Plane & Pilot
Tuesday, March 6, 2012

Combating Crosswinds

Ten Things The Textbooks Don’t Tell You

Here's an aviation fact that you can take to the bank knowing it's almost always true: Neither the wind given to you by the tower, nor that shown on a mid-field wind sock, is likely to be what you actually experience when landing. There are lots of reasons for that, and understanding those reasons will cut down the number of surprises and the amount of drama in your crosswind landings.

1 A Steady Wind Isn't Even Remotely Steady If wind had color, so we could actually see how it's shaped, we'd see that like a river, it's interrupted by swirls and eddies. It's constantly changing, flowing smooth for a few seconds, then changing direction and strength, only to go smooth again. So when we're in the approach and, even more important, when we're in flare and floating down the runway, we're experiencing an ever-changing combination of wind-induced bumps and wiggles. Every several hundred feet down the runway promises a new experience.

2 Wind Is Made Up Of Layers When thinking about fighting wind, we often think of nothing but crosswinds, which is a two-dimensional, left-right way of thinking. However, wind, like airplanes, is three-dimensional, and is usually composed of several layers. It's quite common to turn final and find that our glideslope has changed.

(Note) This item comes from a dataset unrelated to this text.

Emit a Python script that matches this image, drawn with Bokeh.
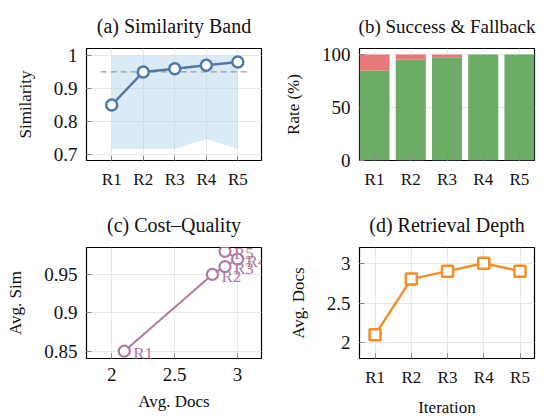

At first we looked high, then for no apparent reason, we're low (the numbers are moving up the windshield), and a few more ponies are needed to make the runway. Or, just the reverse happens. This is because the wind at pattern altitude is much less affected by either the friction wind develops with the ground, or the topography and other ground-bound obstacles that the wind has to work around. Also, thermal effects are generally more intense closer to the surface. So, don't be surprised to find that the wind on the ground is grossly different than what was experienced on downwind.

3 Topography Can Really Affect Wind On Short Final Not all runways are in the middle of a mile-square, billiard-like wheat field. In fact, in many parts of the country, runways are perched on, carved out of, clinging to or stuffed into real estate that's everything but flat. And that being the case, the wind's path can be pretty screwy because of what it's curling over and around.

A curl is developed when the wind has to avoid an object and, in effect, wraps itself around the corner, e.g. a runway with a noticeable drop-off at the end. When the wind comes whistling down the runway and the pavement is suddenly no longer there, the wind curls downward. If we're on short final, the curl will try to take us with it.

The reverse of the downward curl is when we're coming over an obstacle at the threshold directly into the teeth of the wind that's trying to climb over that obstacle. It will pick us up, then just as quickly, decide it no longer wants us, and where we were fighting an upper, we're suddenly falling out of the air.
Another variation of curl occurs when we're landing in a crosswind—a time when we really don't need any more complications—on a runway with a ridge or tree line alongside it. This time, the curl is coming over the trees, and it may try to slam you into the ground. It may try to pick you up. It may just pound you senseless, then smooth out, as if saying, "Okay, I've screwed with you enough."

4 Wind Socks At The Beginning Of The Runway Are Best We always try to land at the beginning of the runway (if we're doing our jobs anyway). Unfortunately, most airports think we land in the middle of the runway because that's where they put the wind sock. Socks can't be that expensive! Every runway should have a sock at each end, so we actually know what the wind is doing where we'll be touching down. The further down the runway a wind sock is located, the closer to fantasy it becomes.